Hatte ich bei meinem Lauf im vergangenen Jahr großes Glück nicht auf den letzten
Kilometern von extremen Wetterkapriolen überrascht zu werden, denn die Gegebenheiten waren ziemlich ähnlich.
Trotzdem waren es gespenstigste Momente, wenn der Vordermann nur wenige Schritte entfernt und doch unerreichbar ist, der lahmende Mitläufer achtlos überholt wird und man klitschnass und völlig
ausgekühlt nur noch seine eigene Haut retten will.
Der Lauf ist kein Abenteuer, der Lauf ist eine Herausforderung an die eigene
Leistungsfähigkeit. Kein Läufer wird bei gutem oder schlechtem Wetter das Ziel erreichen, der sich nicht intensiv geistig und körperlich richtig vorbereitet hat.
Warnungen und Hinweise zum professionellen Verhalten gibt es im Vorfeld zur Genüge.
So irritiert und ärgert es mich gewaltig, dass nach der Katastrophe auf der Zugspitze sich nahezu jedermann berufen fühlt, seinen "Senf" dazu abzugeben.
Ehemalige Marathonläufer, die oft Bergläufe nur aus Erzählungen kennen, ziehen paradoxe Vergleiche mit Citymarathons.
Der Bayerische Rundfunk vergleicht die Bergläufer mit einer berauschten Masse die unfähig ist, Gefahren zu erkennen und Fokus-Online titelt „Ärmellos auf die Zugspitze- und hirnlos! “
Foren die nichts, aber auch gar nichts mit dem Berglauf zu tun haben beschimpfen eine ganze Sportlergattung im Kollektiv als Deppen, Narren und psychisch Kranke.
Bergsteiger Legende Reinhold Messner setzt sogar noch einen drauf. Für ihn waren die Bergläufer Lemminge die in eine Dummheit gelaufen sind.
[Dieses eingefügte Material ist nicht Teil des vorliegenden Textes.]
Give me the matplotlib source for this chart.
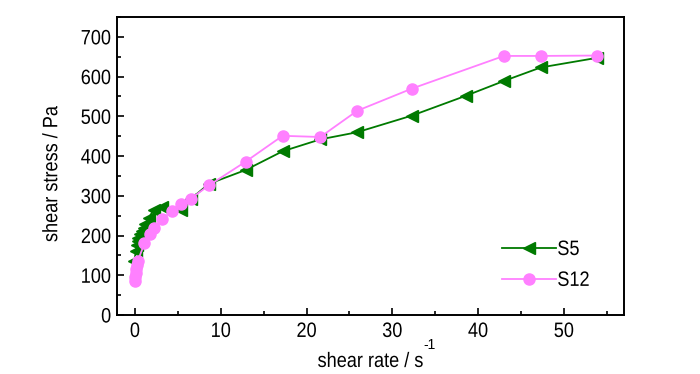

Ein Berg sei "keine Attrappe oder eine Kletterwand in der Turnhalle", so Messner zu stern.de.
"Der Berg ist zu etwas missbraucht worden, wozu er nicht geschaffen ist."
Keiner dieser "Fachleute" hat sich in seiner Pietätlosigkeit wahrscheinlich mit der
Läuferbiografie der beiden Verunglückten ernsthaft beschäftigt.
Denn beide galten nach Kollegenaussagen als besonnen, sportlich und waren am Renntag topfit. Keine blutrünstigen Heißsporne oder Sonntagsjogger die so gut ins Klischee der Schnellredner gepasst
hätten.
Absage, Abbruch oder Streckenverkürzung sind Fragen die ich als Außenstehender
fairerweise nicht beurteilen kann und will. Im Nachhinein hätte es wahrscheinlich jeder anders gemacht. Der moralischen Verantwortung wird sich der Veranstalter nicht entziehen können.
In Trauer um die beiden toten Laufkollegen schließe ich für mich dieses Thema. Ob ich die Zugspitze auf diesem Wege noch einmal erreichen werde, kann ich heute noch nicht beantworten.